If we can trust the parallels with later Classical art, this “Minoan” bulla (sealing) depicts the goddess known later as Kore (“Maiden”), or Persephone, rising from the Earth, assisted by a male figure, possibly a votary.
In the first century BCE, the Sicilian historian Diodorus wrote that the famous Eleusinian Mysteries had their origin in Crete where, however, they were performed quite publicly and without the secrecy that characterized the later Mysteries (Kerényi 24). We don't know where or from whom he got this information, but if the bulla shown above can be taken as evidence, it would certainly lend support to his theory.
Unfortunately, this bulla, with all its Minoan charm, is in all likelihood a forgery.
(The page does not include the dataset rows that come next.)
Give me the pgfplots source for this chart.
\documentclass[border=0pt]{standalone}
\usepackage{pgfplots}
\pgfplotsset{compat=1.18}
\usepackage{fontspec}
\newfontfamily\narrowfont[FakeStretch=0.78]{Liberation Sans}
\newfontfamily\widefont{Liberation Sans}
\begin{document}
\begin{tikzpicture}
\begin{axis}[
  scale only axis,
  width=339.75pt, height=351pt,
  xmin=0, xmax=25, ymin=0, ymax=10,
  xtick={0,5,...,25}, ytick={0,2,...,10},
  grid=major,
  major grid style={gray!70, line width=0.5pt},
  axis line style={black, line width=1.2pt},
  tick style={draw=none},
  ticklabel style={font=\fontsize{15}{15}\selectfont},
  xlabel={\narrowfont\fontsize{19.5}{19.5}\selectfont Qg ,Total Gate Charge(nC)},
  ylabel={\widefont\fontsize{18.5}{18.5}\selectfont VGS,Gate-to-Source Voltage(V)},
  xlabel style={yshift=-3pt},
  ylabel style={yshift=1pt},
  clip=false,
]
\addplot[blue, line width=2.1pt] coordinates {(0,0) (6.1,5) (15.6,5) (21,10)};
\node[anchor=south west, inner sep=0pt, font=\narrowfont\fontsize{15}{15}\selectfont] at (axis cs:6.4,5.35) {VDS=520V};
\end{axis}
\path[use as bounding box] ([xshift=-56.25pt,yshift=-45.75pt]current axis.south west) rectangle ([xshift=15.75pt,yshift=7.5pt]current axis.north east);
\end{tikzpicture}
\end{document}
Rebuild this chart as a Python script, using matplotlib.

Our Kore Rising bulla was supposedly found, along with a trove of other “Minoan” sealings, near Thisbe in Boeotia, in mainland Greece, in the early years of the so-called 20th century. Interestingly—unlike virtually any provenanced Minoan seals—a number of them seem to depict recognizable episodes from Greek mythology. One particularly striking one depicts what is clearly Oedipus talking with the Sphinx, rather charmingly rendered as a Minoan-style griffin.
You know the saying: When something seems too good to be true, it probably is.
(Following Evans, early Minoanists tended to interpret Minoan culture through the prism of Classical mythology, but more recent scholarship suggests instead that comparing Minoan culture with other contemporaneous Mediterranean cultures may offer a less potentially distorting hermeneutic.)
In fact, as Kenneth Lapatin recounts in his 2002 Mysteries of the Snake Goddess, Arthur Evans had barely started excavating at Knossos in 1900 when Minoan fakes began to appear on the market. Everybody wanted a piece of Minoan Crete and, as usual, the market was more than happy to provide them, genuine or not. The Thisbe trove of seals and sealings would seem to be an example of the latter.
Recent archaeology has not been kind to Diodorus' claimed Cretan origins for the Mysteries of the Grain Mother and the Nameless Bride. In Michael B. Cosmopoulos' 2015 study of the excavation history of the Mystery Sanctuary at Eleusis, he cites “a total absence of Minoan imports or even influences at Eleusis during the Bronze Age,” the period during which the sanctuary was founded (Cosmopoulos 156); he concludes that the Mysteries were, in all likelihood, an indigenous local development.
Well. As I write this, here in the North Country, the sugaring is well underway, as sap rises in the trees. Through the coming days, we will actually watch the Rising occur: first the grasses will green, then the bushes leaf out, and lastly the trees open their buds.